begin
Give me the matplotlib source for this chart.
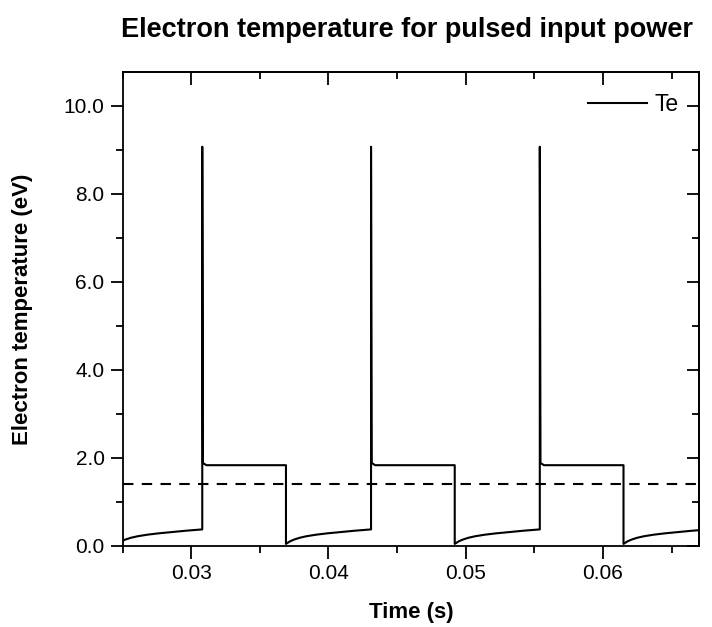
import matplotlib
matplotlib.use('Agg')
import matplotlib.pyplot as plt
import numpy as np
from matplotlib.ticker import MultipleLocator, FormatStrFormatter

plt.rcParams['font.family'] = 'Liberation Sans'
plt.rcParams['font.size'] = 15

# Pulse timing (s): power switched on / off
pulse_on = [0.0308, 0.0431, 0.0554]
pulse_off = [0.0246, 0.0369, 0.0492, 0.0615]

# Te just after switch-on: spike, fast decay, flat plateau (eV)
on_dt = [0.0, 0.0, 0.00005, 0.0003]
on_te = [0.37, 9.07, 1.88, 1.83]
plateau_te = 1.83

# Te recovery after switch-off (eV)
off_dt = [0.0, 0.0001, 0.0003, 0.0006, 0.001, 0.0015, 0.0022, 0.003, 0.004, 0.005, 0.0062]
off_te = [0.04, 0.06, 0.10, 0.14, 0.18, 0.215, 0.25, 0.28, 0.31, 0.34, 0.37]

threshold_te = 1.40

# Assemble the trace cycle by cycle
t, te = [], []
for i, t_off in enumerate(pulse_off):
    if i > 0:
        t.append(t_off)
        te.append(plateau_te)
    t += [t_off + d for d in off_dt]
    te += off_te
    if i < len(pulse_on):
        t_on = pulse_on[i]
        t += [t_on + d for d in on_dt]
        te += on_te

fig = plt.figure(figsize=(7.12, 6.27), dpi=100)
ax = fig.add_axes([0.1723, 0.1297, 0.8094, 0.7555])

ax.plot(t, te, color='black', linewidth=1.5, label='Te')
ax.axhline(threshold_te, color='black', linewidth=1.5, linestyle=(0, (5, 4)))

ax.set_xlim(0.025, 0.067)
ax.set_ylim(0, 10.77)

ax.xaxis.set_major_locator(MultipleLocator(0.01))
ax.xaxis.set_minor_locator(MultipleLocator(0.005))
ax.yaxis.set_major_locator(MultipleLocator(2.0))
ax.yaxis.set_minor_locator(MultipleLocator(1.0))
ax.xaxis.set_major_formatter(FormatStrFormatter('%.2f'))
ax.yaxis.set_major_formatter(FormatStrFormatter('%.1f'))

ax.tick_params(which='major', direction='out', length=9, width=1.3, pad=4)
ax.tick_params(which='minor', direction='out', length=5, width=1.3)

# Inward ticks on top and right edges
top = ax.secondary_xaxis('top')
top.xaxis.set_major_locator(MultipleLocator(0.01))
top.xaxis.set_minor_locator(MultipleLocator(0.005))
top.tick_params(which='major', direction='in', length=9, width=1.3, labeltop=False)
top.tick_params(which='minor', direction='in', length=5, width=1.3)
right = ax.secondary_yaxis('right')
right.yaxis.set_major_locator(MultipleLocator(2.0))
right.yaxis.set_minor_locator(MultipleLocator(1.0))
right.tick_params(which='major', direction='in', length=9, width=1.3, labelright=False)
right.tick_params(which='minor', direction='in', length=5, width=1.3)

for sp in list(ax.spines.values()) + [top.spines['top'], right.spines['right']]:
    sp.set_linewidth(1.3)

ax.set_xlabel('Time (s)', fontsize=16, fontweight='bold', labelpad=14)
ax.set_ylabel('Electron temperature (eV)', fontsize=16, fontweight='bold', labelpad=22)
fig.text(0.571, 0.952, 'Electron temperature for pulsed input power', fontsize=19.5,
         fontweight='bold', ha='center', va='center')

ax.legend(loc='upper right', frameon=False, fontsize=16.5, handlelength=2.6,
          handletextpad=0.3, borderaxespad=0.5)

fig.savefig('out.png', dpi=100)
end
begin
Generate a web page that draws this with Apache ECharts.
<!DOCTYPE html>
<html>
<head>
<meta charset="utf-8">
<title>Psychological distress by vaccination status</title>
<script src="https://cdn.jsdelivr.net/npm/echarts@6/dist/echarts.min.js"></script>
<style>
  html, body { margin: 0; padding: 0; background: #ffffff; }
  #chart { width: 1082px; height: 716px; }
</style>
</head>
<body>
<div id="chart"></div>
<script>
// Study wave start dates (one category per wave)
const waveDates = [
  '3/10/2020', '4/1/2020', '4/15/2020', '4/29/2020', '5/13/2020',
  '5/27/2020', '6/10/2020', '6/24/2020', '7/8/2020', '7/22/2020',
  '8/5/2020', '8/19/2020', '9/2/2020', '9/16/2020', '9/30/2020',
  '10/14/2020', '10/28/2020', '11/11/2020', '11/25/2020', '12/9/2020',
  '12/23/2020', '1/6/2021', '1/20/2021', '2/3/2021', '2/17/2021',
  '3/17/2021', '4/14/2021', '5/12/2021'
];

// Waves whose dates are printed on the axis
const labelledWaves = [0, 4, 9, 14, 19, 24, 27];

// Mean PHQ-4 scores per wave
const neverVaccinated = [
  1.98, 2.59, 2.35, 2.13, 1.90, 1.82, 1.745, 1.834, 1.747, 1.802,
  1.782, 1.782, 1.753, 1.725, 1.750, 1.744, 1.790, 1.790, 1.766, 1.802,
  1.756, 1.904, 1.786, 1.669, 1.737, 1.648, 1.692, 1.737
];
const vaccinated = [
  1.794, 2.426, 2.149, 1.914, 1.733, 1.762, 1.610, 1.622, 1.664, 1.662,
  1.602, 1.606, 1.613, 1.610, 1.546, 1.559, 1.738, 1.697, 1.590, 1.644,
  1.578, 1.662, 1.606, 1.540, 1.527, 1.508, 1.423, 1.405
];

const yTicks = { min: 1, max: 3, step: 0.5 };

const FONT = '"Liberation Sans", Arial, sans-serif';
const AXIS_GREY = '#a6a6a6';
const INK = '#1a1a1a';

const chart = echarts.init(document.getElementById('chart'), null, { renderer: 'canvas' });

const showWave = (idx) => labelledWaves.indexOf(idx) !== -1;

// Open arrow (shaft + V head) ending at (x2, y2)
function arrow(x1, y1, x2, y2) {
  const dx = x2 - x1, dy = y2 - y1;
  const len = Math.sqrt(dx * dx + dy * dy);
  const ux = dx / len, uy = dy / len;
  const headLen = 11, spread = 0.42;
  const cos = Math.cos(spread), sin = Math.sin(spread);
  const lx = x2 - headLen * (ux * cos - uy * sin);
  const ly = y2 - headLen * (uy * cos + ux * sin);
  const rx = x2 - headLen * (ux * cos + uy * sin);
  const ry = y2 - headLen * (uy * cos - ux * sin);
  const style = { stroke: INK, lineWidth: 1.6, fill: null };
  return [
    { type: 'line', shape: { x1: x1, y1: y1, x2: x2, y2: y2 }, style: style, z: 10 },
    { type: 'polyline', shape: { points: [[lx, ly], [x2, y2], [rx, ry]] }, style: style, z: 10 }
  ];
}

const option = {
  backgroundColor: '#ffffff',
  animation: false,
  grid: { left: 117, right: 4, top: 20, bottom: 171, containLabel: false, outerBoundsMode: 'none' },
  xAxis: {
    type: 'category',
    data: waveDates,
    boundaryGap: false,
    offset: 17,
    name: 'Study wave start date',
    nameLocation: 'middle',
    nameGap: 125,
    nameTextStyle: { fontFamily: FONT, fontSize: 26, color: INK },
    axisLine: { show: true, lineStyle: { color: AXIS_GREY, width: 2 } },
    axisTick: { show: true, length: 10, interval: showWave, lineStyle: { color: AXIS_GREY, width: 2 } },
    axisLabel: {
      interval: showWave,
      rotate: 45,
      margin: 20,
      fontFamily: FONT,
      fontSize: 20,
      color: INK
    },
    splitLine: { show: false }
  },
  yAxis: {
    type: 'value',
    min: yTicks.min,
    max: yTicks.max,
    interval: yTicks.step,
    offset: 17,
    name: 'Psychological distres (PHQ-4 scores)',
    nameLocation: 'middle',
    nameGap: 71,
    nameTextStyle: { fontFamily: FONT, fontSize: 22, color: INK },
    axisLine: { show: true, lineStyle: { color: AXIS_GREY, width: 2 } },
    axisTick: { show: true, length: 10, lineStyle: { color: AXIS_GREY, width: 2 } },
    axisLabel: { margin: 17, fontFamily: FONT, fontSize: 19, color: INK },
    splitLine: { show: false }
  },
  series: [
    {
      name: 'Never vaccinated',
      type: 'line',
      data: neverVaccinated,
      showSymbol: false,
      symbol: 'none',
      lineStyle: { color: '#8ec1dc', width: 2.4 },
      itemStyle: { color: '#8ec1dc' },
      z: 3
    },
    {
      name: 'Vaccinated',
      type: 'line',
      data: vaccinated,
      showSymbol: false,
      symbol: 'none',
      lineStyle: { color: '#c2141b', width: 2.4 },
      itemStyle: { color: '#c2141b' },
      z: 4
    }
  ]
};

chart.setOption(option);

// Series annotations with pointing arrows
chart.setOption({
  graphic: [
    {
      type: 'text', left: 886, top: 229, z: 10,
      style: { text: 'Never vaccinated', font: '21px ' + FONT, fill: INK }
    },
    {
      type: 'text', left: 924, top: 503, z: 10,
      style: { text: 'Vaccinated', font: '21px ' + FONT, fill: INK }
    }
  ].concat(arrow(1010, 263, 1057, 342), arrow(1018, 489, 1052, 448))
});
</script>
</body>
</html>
end
To be done →
Start at the line that contains "Give me the matplotlib source for this chart.", stop at the line that contains "ax.set_ylim(0, 10.77)", and reproduce each line in that stretch exactly. Pictures are excluded.

Exercise response →
Give me the matplotlib source for this chart.
import matplotlib
matplotlib.use('Agg')
import matplotlib.pyplot as plt
import numpy as np
from matplotlib.ticker import MultipleLocator, FormatStrFormatter

plt.rcParams['font.family'] = 'Liberation Sans'
plt.rcParams['font.size'] = 15

# Pulse timing (s): power switched on / off
pulse_on = [0.0308, 0.0431, 0.0554]
pulse_off = [0.0246, 0.0369, 0.0492, 0.0615]

# Te just after switch-on: spike, fast decay, flat plateau (eV)
on_dt = [0.0, 0.0, 0.00005, 0.0003]
on_te = [0.37, 9.07, 1.88, 1.83]
plateau_te = 1.83

# Te recovery after switch-off (eV)
off_dt = [0.0, 0.0001, 0.0003, 0.0006, 0.001, 0.0015, 0.0022, 0.003, 0.004, 0.005, 0.0062]
off_te = [0.04, 0.06, 0.10, 0.14, 0.18, 0.215, 0.25, 0.28, 0.31, 0.34, 0.37]

threshold_te = 1.40

# Assemble the trace cycle by cycle
t, te = [], []
for i, t_off in enumerate(pulse_off):
    if i > 0:
        t.append(t_off)
        te.append(plateau_te)
    t += [t_off + d for d in off_dt]
    te += off_te
    if i < len(pulse_on):
        t_on = pulse_on[i]
        t += [t_on + d for d in on_dt]
        te += on_te

fig = plt.figure(figsize=(7.12, 6.27), dpi=100)
ax = fig.add_axes([0.1723, 0.1297, 0.8094, 0.7555])

ax.plot(t, te, color='black', linewidth=1.5, label='Te')
ax.axhline(threshold_te, color='black', linewidth=1.5, linestyle=(0, (5, 4)))

ax.set_xlim(0.025, 0.067)
ax.set_ylim(0, 10.77)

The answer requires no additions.